Hace seis años no podía ser madre. Llevaba algún tiempo intentándolo, deseándolo, anhelándolo. Cuando me preguntaban por qué quería ser madre, mi respuesta era siempre la misma: es un proceso que quiero vivir, una responsabilidad que quiero tomar. Muchas cosas pasaron: exámenes que demostraban que no había ningún problema físico, una inseminación que no funcionó, una relación que naufragaba. Y, entonces, decidí ir un poco más allá: preguntarme por mis bloqueos y miedos, recuperar mi historia personal.
Hace seis años decidí inscribirme en un curso de Kundalini Yoga enfocado en el embarazo y el posparto. Este taller tiene una estela, una marca: del grupo de mujeres que pasa por él, dos o tres quedan embarazadas. No pude terminar todos los módulos porque -efectivamente- a los pocos meses, mi amado G. se instaló en mi vientre. En total, del grupo, al final, cinco de nosotras fuimos madres. Cada una enfrentando un poderoso viaje a su interior, al tronco del que venimos, a la madre que queríamos ser.
Este año regresé al taller. Voy a las clases con mi niño que se dedica a correr por la sala, a meditar conmigo o pasar horas construyendo trenes, casas y animales con sus legos. Todo es diferente ahora. No solo por su compañía, sino por lo que veo de mí misma, porque comienzo a revisar el relato de mi propia maternidad, porque analizo los miedos, las situaciones de estrés que suelo negar y porque comienzo a verme al futuro.

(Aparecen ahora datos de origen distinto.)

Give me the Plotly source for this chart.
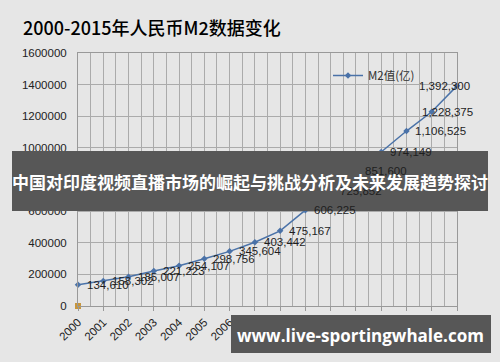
import plotly.graph_objects as go

years = list(range(2000, 2016))
m2_values = [134610, 158302, 185007, 221223, 254107, 298756, 345604, 403442,
             475167, 606225, 725852, 851600, 974149, 1106525, 1228375, 1392300]
m2_labels = [f"{v:,}" for v in m2_values]
label_shift = [7] * 14 + [-12, -40]
extra_x = [2000]
extra_y = [0]

title_text = "2000-2015年人民币M2数据变化"
banner_text = "中国对印度视频直播市场的崛起与挑战分析及未来发展趋势探讨"
watermark_text = "www.live-sportingwhale.com"

W, H = 500, 362
L, R, T, B = 78, 457, 53, 306

def px(x):
    return (x - L) / (R - L)

def py(y):
    return (B - y) / (B - T)

fig = go.Figure()
fig.add_trace(go.Scatter(
    x=years, y=m2_values, mode="lines+markers", name="M2值(亿)",
    line=dict(color="#4a72a8", width=1.5),
    marker=dict(symbol="diamond", size=5, color="#4a72a8"),
    cliponaxis=False,
))
fig.add_trace(go.Scatter(
    x=extra_x, y=extra_y, mode="markers", showlegend=False,
    marker=dict(symbol="square", size=6, color="#c8963c"),
    cliponaxis=False,
))

annotations = []
for x, y, t, s in zip(years, m2_values, m2_labels, label_shift):
    annotations.append(dict(
        x=x, y=y, xref="x", yref="y", text=t, showarrow=False,
        xanchor="left", yanchor="middle", xshift=s,
        font=dict(size=11.5, color="#1e1e1e", family="Liberation Sans")))

annotations += [
    dict(text=title_text, xref="paper", yref="paper", x=px(21), y=py(27),
         xanchor="left", yanchor="middle", showarrow=False,
         font=dict(size=18, color="#000", family="Noto Sans CJK SC", weight=500)),
    dict(text="<b>" + banner_text + "</b>", xref="paper", yref="paper",
         x=px(250), y=py(182), xanchor="center", yanchor="middle",
         showarrow=False,
         font=dict(size=17, color="white", family="Noto Sans CJK SC")),
    dict(text="<b>" + watermark_text + "</b>", xref="paper", yref="paper",
         x=px(360), y=py(335), xanchor="center", yanchor="middle",
         showarrow=False,
         font=dict(size=17, color="white", family="Open Sans")),
]

grid = "#ababab"
fig.update_layout(
    width=W, height=H, autosize=False,
    margin=dict(l=L, r=W - R, t=T, b=H - B),
    paper_bgcolor="#e6e6e6", plot_bgcolor="#e6e6e6",
    font=dict(family="Noto Sans CJK SC", color="#222"),
    showlegend=True,
    legend=dict(x=px(328), y=py(61), xanchor="left", yanchor="top",
                bgcolor="rgba(0,0,0,0)", font=dict(size=11.5, color="#333"),
                itemwidth=30),
    xaxis=dict(range=[2000, 2015], dtick=1, tick0=2000, tickangle=-45,
               showgrid=True, gridcolor=grid, gridwidth=1,
               minor=dict(dtick=0.5, showgrid=True, gridcolor=grid, gridwidth=1),
               showline=True, linecolor="#999", mirror=True, zeroline=False,
               ticks="outside", ticklen=4, tickcolor="#999",
               tickfont=dict(size=11.5, color="#222", family="Liberation Sans")),
    yaxis=dict(range=[0, 1600000], dtick=200000, tickformat="d",
               showgrid=True, gridcolor=grid, gridwidth=1,
               showline=True, linecolor="#999", mirror=True, zeroline=False,
               ticks="", ticklabelstandoff=8,
               tickfont=dict(size=11.5, color="#222", family="Liberation Sans")),
    shapes=[
        dict(type="rect", xref="paper", yref="paper",
             x0=px(12), x1=px(488), y0=py(211), y1=py(151),
             fillcolor="#575757", line=dict(width=0), layer="above"),
        dict(type="rect", xref="paper", yref="paper",
             x0=px(231), x1=px(491), y0=py(353), y1=py(315),
             fillcolor="#575757", line=dict(width=0), layer="above"),
    ],
    annotations=annotations,
)

fig.write_html("out.html")
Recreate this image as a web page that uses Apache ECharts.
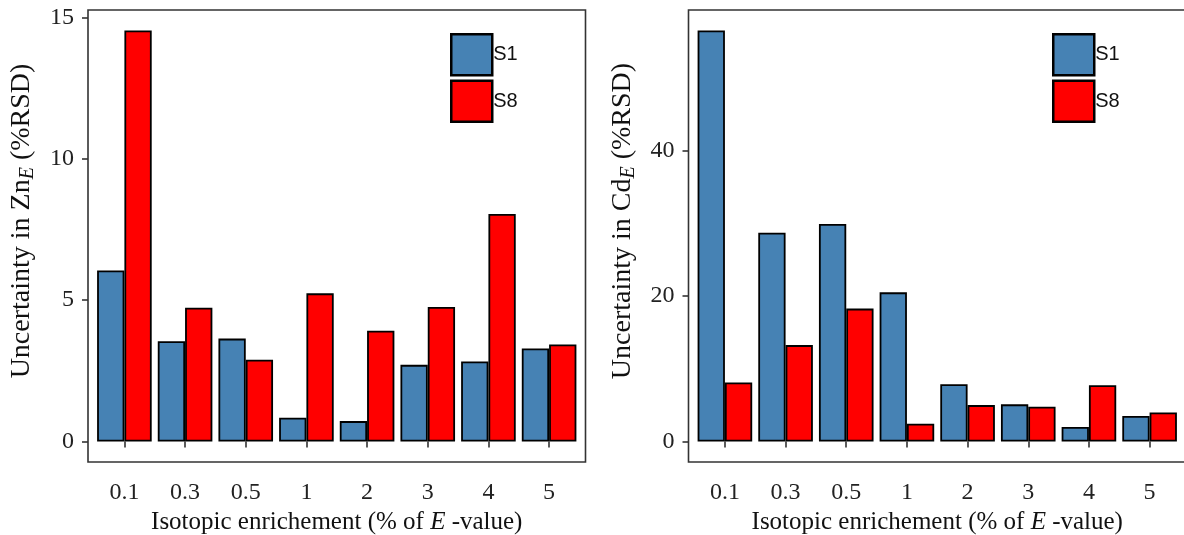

Si antes fui para entender por qué no podía tener hijos, hoy lo hago para continuar acompañando a las madres que llegan a mi vida, en este viaje sin retorno a lo más íntimo de cada una. Pienso en mi recorrido y en el de ellas: me recuerdo asustada con un niño en brazos, sintiendo el miedo que mi madre sentía conmigo en el regazo, en un momento similar y que se vuelve -extrañamente- paralelo. Estos años de maternidad han sido un paseo por mi infancia, ha sido asumir mis dolores y temores, lo que simplemente no quiero repetir porque soy consciente del daño ocasionado.
Pienso en mí, pero también recuerdo tantas historias: la de I., por ejemplo, que con depresión posparto, sintió rechazo hacia su pequeño bebé, como un camino para volver al momento exacto en que su mamá decidió darla en adopción, y -entonces- pedir ayuda, vaciar la angustia, flotar por encima del dolor y recuperarse de sus primeras heridas mientras abrazaba fuerte a su hijo y comprendía el origen de sus emociones.
En cada clase, acaricio en silencio cientos de historias de madres, sus dudas, sus culpas, sus angustias y también -sobre todo- su fuerza, su coraje, su valor. Maternar es maternarnos, es abrazarnos y llenarnos de paciencia y compasión hacia nosotras, en medio de la rabia, la pena y la tormenta.
Durante casi cuatro años, he acompañado a muchas mujeres en su ruta de crianza. Llevo al menos un año preguntándome qué hacer para acompañarlas a ellas, más allá del cuidado a sus hijos. Con ese objetivo, regresé al taller que mi propia maternidad dejó en pausa. Y en ese espacio encuentro todo aquello en lo que creo: la sabiduría, las respuestas, las herramientas.
Me veo en cada mujer y la entiendo completamente: la que no quiso ser madre, pero es capaz de crear mucha vida a su paso; la que no pudo ser madre y lo acepta o comienza un duelo; la que ha perdido hijos, la que no siente nada por sus hijos, la que duda, la que se contradice, la que siente miedo, la que piensa que cualquiera es mejor madre que ella… Todas mujeres poderosas, sabias, auténticas. Mujeres humanas, profundamente humanas, dispuestas a cambiarse a sí mismas y a transformar su mundo.